Instruction =>
Pictures must not be retyped. Return exactly the lines from the one with "What D3.js code" through the one with "4374000, 4309000, 4863000];", both included, and no others.

Record extracts =>

= = =

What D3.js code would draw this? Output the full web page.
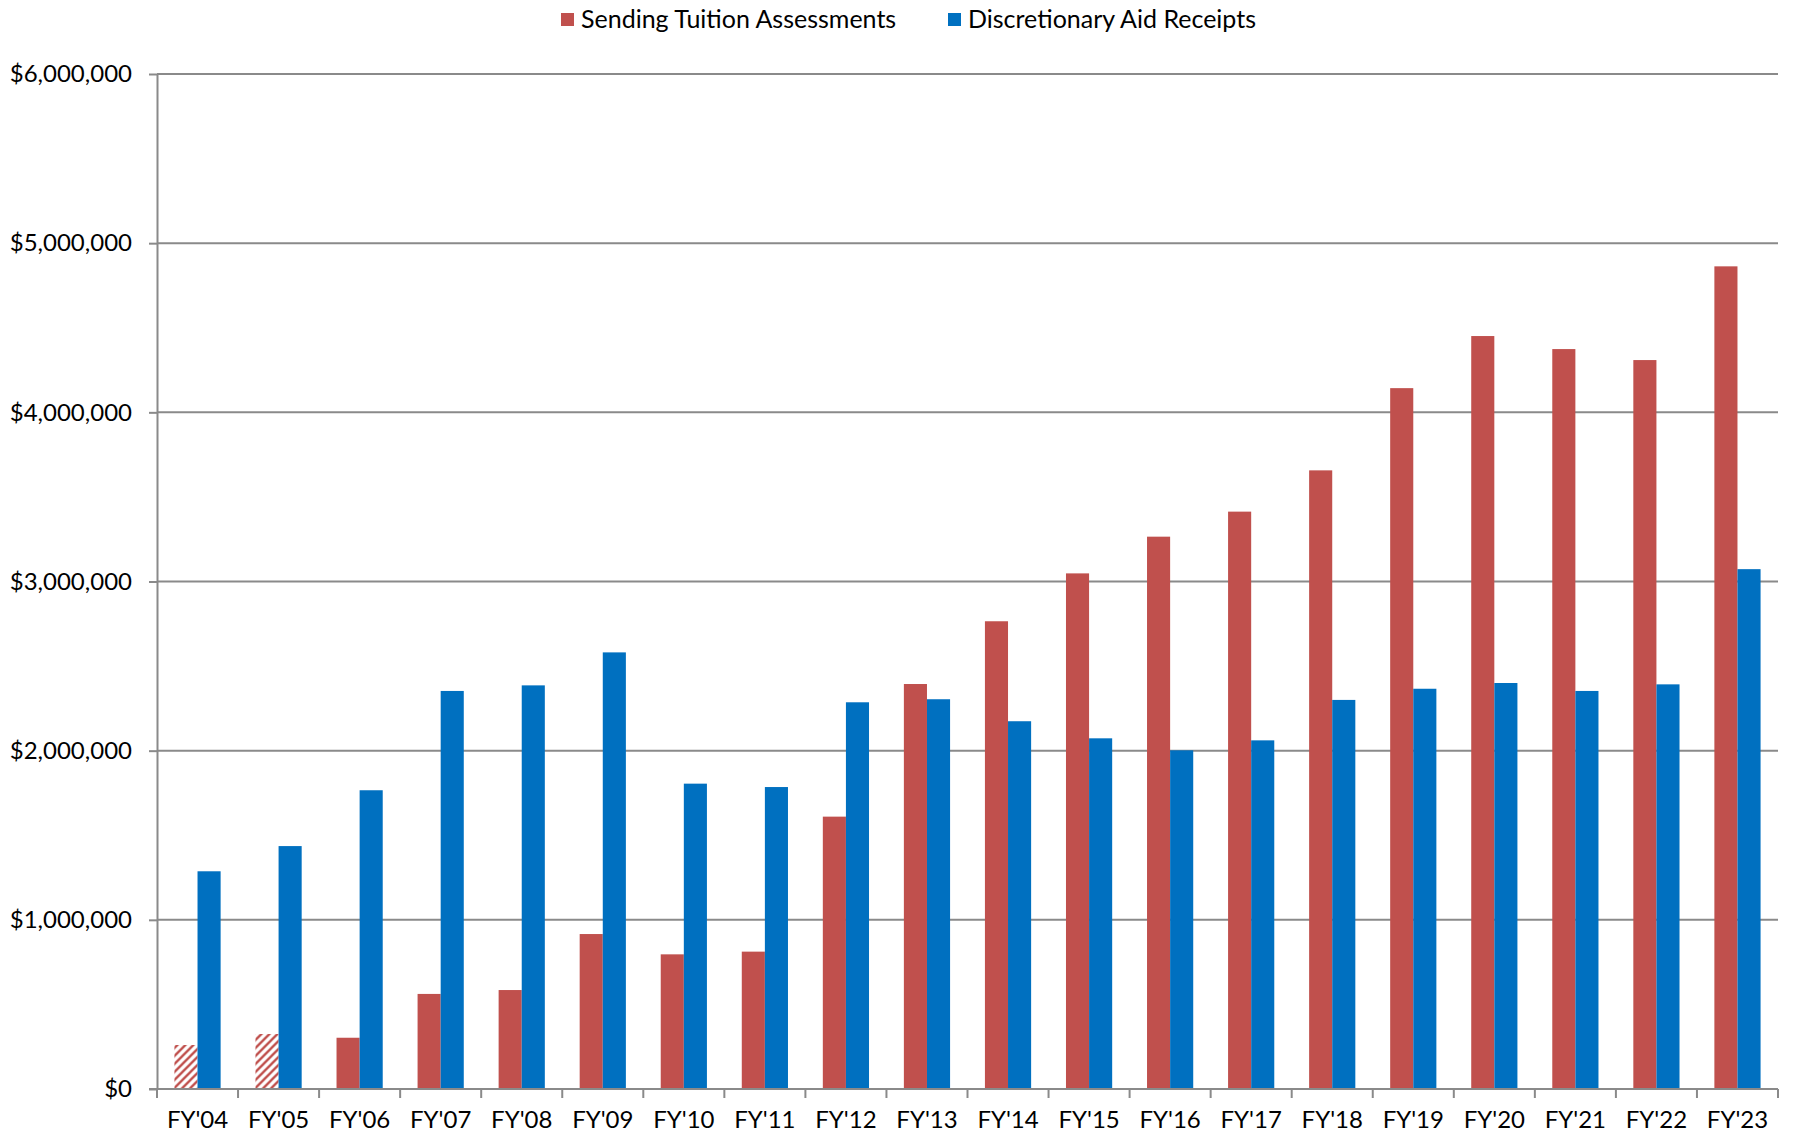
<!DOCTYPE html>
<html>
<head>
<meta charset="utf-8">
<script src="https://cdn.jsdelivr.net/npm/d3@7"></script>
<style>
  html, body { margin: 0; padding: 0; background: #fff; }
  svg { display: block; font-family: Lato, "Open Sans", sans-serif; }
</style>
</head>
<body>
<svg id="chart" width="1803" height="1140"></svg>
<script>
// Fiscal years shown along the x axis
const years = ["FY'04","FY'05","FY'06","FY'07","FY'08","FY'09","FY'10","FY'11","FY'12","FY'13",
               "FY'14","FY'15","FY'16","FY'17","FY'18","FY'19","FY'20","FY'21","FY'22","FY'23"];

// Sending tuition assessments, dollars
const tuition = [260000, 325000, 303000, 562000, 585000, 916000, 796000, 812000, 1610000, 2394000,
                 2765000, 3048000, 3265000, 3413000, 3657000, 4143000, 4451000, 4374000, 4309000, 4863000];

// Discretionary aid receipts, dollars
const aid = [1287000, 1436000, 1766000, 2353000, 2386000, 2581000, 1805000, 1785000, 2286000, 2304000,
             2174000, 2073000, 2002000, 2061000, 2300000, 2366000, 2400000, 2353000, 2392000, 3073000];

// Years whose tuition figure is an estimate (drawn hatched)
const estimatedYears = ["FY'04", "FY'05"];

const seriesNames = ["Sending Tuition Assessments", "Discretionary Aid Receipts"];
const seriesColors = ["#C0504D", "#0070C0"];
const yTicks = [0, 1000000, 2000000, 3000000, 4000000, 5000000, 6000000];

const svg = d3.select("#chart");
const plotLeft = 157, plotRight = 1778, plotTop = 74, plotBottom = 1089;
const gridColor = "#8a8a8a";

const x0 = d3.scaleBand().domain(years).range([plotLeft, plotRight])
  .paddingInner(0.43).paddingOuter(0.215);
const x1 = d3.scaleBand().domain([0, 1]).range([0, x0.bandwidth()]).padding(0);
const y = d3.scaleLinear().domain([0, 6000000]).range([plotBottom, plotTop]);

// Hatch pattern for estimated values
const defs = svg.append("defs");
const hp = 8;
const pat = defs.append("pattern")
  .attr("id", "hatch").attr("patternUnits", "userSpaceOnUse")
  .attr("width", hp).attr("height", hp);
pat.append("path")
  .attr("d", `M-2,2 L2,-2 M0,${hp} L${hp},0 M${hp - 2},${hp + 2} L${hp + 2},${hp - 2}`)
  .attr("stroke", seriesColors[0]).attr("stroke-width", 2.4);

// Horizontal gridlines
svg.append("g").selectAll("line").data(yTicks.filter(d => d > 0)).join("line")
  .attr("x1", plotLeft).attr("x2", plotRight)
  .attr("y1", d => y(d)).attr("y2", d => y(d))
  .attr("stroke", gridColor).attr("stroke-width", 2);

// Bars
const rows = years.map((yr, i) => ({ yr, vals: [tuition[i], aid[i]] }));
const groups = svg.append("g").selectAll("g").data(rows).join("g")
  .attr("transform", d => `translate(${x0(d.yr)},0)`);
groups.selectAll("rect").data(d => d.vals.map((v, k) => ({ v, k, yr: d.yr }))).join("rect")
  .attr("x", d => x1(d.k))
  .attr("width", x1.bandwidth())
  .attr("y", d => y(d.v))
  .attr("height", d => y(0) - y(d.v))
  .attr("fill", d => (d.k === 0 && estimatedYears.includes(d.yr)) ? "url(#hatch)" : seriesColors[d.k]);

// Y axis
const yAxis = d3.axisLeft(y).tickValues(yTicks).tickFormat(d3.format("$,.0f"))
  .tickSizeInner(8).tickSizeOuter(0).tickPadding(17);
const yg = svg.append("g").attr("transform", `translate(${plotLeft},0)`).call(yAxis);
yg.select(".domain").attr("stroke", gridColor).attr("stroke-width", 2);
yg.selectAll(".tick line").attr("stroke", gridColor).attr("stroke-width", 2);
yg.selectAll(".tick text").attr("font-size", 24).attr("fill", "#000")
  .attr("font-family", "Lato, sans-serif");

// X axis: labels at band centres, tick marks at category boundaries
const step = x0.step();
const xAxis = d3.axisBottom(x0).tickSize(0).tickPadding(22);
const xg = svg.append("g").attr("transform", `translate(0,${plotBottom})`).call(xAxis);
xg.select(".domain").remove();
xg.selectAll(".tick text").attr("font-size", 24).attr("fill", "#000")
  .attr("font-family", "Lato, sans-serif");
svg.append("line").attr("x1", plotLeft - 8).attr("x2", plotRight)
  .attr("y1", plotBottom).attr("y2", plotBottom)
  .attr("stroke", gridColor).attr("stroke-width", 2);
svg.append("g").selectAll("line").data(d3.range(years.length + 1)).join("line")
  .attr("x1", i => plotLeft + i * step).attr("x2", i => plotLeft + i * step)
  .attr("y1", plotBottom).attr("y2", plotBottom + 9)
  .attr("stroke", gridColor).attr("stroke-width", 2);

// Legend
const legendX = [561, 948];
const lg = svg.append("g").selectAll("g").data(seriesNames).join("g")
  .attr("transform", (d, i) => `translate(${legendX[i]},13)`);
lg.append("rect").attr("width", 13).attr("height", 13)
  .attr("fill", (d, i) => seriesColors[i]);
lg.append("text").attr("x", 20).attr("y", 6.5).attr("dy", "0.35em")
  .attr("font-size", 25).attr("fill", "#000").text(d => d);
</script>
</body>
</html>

= = =

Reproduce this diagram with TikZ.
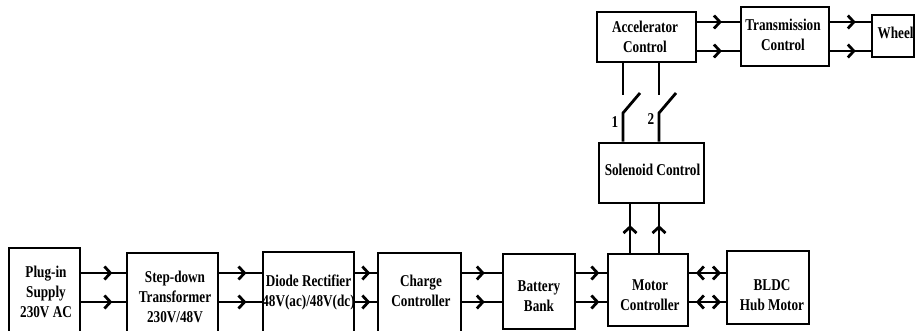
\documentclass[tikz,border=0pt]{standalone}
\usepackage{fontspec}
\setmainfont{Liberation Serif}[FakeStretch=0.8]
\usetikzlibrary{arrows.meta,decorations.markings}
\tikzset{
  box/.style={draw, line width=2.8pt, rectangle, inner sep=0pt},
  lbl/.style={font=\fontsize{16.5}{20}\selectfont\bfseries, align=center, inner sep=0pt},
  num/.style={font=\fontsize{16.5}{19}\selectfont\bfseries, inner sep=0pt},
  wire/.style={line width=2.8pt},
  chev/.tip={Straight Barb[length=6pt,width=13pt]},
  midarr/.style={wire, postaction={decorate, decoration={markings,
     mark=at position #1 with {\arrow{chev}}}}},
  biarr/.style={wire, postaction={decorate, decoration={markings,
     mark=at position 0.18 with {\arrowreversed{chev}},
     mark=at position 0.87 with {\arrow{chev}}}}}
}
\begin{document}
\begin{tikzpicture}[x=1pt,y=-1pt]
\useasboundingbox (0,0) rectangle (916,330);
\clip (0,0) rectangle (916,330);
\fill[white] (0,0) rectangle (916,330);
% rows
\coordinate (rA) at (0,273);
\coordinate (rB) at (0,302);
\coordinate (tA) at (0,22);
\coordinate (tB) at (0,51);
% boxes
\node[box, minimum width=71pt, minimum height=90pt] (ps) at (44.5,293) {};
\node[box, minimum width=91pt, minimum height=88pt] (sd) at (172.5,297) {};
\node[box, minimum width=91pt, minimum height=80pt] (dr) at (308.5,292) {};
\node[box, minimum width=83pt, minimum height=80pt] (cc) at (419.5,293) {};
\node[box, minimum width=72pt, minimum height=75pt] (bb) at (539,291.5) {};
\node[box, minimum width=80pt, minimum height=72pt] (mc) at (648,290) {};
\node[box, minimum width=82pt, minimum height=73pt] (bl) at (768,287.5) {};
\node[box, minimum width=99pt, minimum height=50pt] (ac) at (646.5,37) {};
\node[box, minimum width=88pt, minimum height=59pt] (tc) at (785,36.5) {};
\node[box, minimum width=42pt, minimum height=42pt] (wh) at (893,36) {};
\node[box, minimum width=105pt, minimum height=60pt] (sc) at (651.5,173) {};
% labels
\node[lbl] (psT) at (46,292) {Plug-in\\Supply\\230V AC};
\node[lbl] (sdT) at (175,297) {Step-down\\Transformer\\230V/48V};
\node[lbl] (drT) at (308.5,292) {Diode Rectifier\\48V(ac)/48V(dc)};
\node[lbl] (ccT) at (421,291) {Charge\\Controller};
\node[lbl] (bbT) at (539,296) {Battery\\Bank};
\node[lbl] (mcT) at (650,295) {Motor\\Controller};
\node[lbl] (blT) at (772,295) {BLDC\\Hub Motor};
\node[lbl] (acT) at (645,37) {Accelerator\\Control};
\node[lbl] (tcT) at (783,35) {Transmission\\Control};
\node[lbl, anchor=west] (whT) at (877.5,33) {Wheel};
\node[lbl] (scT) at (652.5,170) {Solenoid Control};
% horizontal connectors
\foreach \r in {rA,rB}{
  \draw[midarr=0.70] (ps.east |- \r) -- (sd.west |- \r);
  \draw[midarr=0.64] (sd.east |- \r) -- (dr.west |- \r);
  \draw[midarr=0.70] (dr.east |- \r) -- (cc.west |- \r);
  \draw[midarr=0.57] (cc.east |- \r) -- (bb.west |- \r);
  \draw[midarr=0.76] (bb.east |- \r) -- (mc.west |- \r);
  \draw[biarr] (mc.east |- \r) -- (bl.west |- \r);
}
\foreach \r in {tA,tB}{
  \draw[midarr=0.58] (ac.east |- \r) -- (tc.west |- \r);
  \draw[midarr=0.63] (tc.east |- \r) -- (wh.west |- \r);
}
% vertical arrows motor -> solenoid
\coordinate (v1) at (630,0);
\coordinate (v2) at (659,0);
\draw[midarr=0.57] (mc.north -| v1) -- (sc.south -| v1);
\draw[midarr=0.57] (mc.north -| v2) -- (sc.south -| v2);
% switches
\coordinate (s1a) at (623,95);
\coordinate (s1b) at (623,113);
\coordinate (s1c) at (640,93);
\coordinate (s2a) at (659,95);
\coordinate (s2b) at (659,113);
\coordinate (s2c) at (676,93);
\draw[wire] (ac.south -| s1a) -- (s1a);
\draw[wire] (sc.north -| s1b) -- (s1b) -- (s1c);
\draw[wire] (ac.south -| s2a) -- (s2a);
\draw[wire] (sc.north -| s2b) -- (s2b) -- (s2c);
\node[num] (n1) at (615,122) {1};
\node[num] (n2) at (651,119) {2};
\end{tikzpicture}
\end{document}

= = =

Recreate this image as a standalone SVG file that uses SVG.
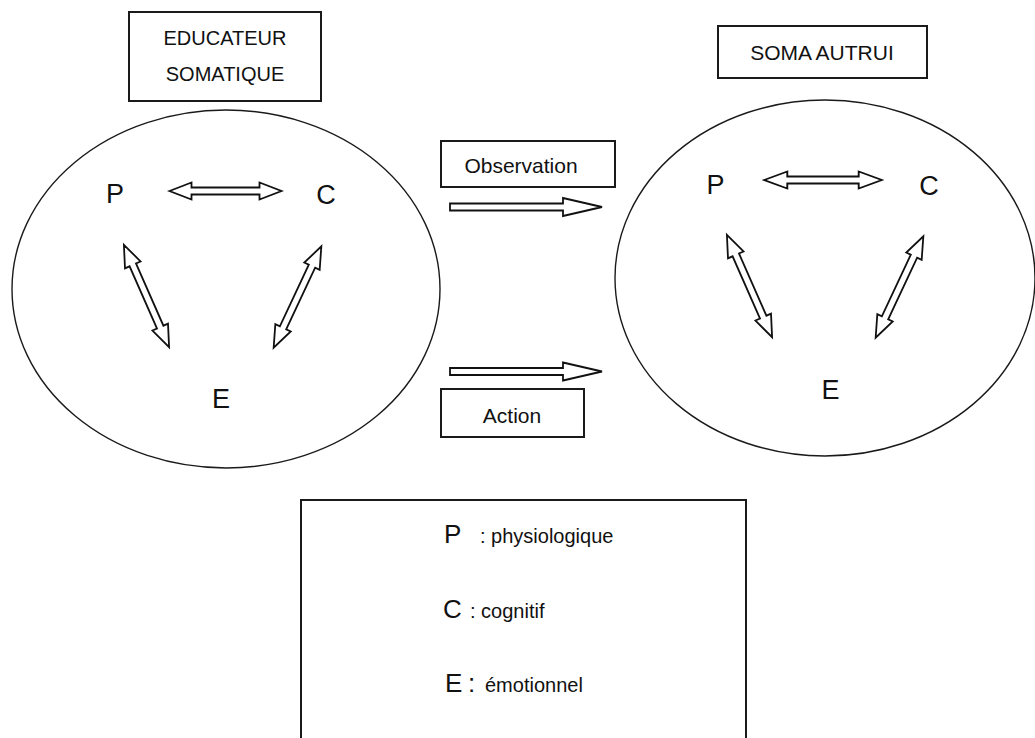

= = =

Answer to this exercise =>
What D3.js code would draw this? Output the full web page.
<!DOCTYPE html>
<html>
<head>
<meta charset="utf-8">
<script src="https://cdn.jsdelivr.net/npm/d3@7"></script>
<style>
  html, body { margin: 0; padding: 0; background: #fff; }
  svg { display: block; font-family: Lato, "Open Sans", sans-serif; }
</style>
</head>
<body>
<svg id="chart" width="1803" height="1140"></svg>
<script>
// Fiscal years shown along the x axis
const years = ["FY'04","FY'05","FY'06","FY'07","FY'08","FY'09","FY'10","FY'11","FY'12","FY'13",
               "FY'14","FY'15","FY'16","FY'17","FY'18","FY'19","FY'20","FY'21","FY'22","FY'23"];

// Sending tuition assessments, dollars
const tuition = [260000, 325000, 303000, 562000, 585000, 916000, 796000, 812000, 1610000, 2394000,
                 2765000, 3048000, 3265000, 3413000, 3657000, 4143000, 4451000, 4374000, 4309000, 4863000];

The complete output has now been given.